What is the italicized part talking about?


----------



## Saiph (Sep 26, 2005)

He is hiding the fact that he did not understand the passage behing God's divine prerogative.

The simple meaning is that quite often, the word "ALL" means "all without distinction", not "all without exception".

The passage could be translated loosly as:

"This is good, and it is pleasing in the sight of God our Savior, who desires all types of people from diverse nationalities, and statures, and diverse abilities, to be saved and to come to the knowledge of the truth."

IMWO


----------



## Scott (Sep 26, 2005)

Mark: That is a very nice quote.

That is Calvin's position too. I did not quote the full section. He similarly says that "all" refers to "all classes of men." The quote in my first post was Calvin's brief attempt at an alternate explanation.
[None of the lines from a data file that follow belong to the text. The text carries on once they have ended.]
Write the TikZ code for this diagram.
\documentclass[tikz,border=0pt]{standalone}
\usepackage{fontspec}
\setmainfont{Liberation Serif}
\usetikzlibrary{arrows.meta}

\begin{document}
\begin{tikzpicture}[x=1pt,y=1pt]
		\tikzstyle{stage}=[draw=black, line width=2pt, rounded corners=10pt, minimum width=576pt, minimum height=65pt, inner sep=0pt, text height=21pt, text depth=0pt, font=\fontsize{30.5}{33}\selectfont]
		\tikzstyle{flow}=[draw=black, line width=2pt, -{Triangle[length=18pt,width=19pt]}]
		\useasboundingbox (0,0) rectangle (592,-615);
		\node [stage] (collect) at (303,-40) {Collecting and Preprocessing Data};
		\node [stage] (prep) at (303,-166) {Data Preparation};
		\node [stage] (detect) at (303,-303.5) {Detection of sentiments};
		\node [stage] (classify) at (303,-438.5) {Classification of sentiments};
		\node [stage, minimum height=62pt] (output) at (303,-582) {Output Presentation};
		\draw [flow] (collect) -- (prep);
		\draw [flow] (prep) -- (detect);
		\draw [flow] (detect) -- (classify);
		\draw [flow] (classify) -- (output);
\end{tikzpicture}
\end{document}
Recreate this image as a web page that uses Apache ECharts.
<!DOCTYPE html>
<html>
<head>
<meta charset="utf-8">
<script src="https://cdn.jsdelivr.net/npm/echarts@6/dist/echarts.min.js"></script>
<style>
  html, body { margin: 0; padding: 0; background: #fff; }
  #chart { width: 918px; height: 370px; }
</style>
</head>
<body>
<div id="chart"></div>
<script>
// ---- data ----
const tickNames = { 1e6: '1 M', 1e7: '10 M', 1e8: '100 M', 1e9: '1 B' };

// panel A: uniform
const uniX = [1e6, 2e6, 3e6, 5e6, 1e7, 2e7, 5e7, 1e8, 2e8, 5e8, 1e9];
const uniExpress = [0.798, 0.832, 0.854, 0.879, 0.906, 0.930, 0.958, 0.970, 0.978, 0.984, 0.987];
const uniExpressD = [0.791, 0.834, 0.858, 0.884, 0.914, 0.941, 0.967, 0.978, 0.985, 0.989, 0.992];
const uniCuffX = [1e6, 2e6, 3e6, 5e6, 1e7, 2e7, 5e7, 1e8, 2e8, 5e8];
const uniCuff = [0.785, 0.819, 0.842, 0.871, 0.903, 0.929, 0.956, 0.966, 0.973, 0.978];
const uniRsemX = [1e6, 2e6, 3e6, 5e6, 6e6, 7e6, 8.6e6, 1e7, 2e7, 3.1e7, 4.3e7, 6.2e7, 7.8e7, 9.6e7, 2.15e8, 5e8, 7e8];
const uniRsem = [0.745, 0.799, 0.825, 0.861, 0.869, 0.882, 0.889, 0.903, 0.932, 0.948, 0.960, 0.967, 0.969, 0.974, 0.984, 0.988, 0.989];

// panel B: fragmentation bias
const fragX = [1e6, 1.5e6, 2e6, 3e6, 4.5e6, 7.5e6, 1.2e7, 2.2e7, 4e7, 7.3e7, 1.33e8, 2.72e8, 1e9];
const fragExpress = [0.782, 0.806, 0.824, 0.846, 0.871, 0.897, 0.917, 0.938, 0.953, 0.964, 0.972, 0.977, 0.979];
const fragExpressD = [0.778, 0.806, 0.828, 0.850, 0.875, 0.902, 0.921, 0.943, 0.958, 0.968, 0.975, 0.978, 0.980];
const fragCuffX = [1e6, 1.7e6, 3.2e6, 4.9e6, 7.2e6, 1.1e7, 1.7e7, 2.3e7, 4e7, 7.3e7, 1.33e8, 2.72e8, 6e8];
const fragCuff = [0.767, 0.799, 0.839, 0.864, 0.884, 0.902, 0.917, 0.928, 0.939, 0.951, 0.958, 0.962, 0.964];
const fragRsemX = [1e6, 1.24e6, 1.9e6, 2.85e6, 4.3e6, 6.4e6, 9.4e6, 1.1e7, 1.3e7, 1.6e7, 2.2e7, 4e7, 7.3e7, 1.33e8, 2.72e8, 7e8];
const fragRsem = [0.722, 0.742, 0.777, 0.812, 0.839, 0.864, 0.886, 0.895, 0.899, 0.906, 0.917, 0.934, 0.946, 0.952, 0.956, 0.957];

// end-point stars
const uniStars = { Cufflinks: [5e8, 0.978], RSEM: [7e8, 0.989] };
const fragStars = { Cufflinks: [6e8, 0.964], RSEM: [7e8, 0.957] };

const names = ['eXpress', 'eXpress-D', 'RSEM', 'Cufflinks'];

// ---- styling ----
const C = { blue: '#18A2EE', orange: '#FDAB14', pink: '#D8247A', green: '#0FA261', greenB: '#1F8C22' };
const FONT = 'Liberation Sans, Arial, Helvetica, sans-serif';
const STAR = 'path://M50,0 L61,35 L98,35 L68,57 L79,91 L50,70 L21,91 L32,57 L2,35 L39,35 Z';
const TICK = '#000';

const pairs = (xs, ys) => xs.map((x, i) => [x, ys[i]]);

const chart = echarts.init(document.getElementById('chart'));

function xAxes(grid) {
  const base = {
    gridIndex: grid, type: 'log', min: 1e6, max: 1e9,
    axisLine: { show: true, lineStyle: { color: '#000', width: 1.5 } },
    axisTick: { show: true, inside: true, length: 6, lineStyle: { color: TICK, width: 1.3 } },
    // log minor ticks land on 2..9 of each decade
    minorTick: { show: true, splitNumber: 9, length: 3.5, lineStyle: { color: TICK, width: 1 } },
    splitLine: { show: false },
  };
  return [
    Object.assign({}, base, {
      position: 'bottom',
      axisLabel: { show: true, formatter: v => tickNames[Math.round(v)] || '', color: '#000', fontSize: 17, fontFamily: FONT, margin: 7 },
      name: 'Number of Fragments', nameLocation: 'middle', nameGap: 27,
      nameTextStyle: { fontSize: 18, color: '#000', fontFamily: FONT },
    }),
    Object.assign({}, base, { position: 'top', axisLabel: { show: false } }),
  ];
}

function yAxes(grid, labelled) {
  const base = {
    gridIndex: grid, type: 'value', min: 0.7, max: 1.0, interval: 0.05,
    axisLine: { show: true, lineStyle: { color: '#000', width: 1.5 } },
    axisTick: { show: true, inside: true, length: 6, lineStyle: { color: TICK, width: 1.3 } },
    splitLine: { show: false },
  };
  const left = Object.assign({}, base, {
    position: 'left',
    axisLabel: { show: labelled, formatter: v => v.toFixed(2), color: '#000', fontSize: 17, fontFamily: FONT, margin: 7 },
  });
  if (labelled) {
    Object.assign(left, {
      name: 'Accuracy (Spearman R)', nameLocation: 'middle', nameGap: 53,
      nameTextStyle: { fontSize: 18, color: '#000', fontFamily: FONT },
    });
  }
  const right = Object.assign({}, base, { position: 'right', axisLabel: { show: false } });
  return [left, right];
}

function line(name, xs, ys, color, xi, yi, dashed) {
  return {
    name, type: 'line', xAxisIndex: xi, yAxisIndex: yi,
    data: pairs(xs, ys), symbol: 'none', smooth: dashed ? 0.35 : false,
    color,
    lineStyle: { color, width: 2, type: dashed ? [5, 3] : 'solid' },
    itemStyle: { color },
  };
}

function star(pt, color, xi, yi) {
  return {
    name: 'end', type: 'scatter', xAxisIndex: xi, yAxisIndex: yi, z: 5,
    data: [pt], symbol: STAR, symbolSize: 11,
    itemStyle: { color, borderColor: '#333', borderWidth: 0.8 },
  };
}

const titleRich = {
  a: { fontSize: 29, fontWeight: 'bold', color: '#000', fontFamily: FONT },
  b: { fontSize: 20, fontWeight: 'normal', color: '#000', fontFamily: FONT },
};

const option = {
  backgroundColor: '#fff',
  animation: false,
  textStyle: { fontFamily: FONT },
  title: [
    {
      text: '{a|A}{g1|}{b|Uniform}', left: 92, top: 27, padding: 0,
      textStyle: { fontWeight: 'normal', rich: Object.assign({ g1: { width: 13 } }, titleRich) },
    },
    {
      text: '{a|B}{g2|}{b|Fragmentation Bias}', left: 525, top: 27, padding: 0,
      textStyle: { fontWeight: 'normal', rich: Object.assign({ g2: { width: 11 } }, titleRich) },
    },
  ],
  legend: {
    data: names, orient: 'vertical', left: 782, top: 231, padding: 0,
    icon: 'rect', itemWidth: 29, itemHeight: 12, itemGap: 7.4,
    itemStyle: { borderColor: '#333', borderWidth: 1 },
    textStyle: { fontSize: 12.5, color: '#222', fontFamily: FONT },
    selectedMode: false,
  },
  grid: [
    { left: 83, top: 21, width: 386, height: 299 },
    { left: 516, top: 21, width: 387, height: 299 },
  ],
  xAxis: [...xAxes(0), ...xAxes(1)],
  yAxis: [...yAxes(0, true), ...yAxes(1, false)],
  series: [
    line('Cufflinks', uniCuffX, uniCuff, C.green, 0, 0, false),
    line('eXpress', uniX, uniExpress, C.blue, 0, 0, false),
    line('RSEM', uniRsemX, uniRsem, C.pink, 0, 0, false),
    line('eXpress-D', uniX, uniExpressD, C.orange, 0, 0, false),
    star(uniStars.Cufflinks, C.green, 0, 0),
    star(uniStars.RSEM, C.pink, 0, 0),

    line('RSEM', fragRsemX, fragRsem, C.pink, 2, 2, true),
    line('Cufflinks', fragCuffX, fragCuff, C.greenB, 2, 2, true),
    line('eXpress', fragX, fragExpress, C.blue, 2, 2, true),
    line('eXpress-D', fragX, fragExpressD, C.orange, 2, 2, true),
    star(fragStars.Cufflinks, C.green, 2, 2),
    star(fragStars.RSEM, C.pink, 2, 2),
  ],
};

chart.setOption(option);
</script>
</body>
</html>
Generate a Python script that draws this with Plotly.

Some who opposed predestination used 1 Tim. 2 against predestination, suggesting that all means "all individuals." According to them if God predestined some individuals for perdition, then he would not ask for prayer for them. Calvin is trying to say that even if "all" means "all individuals" it does not undermine predestination. I don't think he is real clear on why, but he is evidently relying on a distinction between God's secret will and His revealed will.

BTW, what jurisdiction is your Anglican church under - an African jurisdiction?

Thanks

[Edited on 9-26-2005 by Scott]


----------



## Saiph (Sep 26, 2005)

John Owen says similar in "Death Of Death".




> BTW, what jurisdiction is your Anglican church under - an African jurisdiction?



Yes.


I am not Anglican yet . . just attending for now until I find a permanent church. It is the only church here that allows paedocommunion. Yet, they have a heretical view of the Holy Spirit. I am considering a PCA church, but that means my 2 & 3 year old children will not be able to partake of the Eucharist. I would also have to bring my 7 and 5 year olds before the elders to be questioned so they may partake. I know they are solid enough in their thinking and faith to answer the questions, but the principle of questioning them is still very semi-pelagian.


----------



## Scott (Sep 26, 2005)

"but the principle of questioning them is still very semi-pelagian."

I don't think so. It is very catholic. The western church, RC and protestant, has always rejected this practice.


----------



## Saiph (Sep 26, 2005)

You are a ruling elder in the PCA ?

When are children permitted at the Lord's table in your church ? ??


----------



## Saiph (Sep 26, 2005)

Oh, you mean the practice of paedocommunion . . I see.

Sadly, you are correct. But an argument from antiquity is no argument at all.


----------



## Scott (Sep 26, 2005)

"Sadly, you are correct. But an argument from antiquity is no argument at all."

An argument from antiquity can provide what we in law call "persuasive authority," which is different from binding authority. Even though it does not rule the day, it does guide us. We should not rule out the longstanding mind of the church on these matters. I am a bit surprised as your easy dismissal of that, as you seem more in tune with the church than many.


----------



## Saiph (Sep 26, 2005)

I guess I am more convicted by the words of Christ to suffer little children to come to Him for blessings (which is in essence what Eucharist is), than I am when it comes to a warning by St. Paul to a Corinthian church that was getting drunk at the table and not letting the poor(and probably not little children) partake of the sacred feast.

Context convicts me to take Passover as the norm for distribution, and not the Corinthian scolding of Paul.


I also view God as more willing to bless those who eat His body and blood (without which we have no life) at the table than to curse those for lack of understanding. (ie. children or the feeble minded)


----------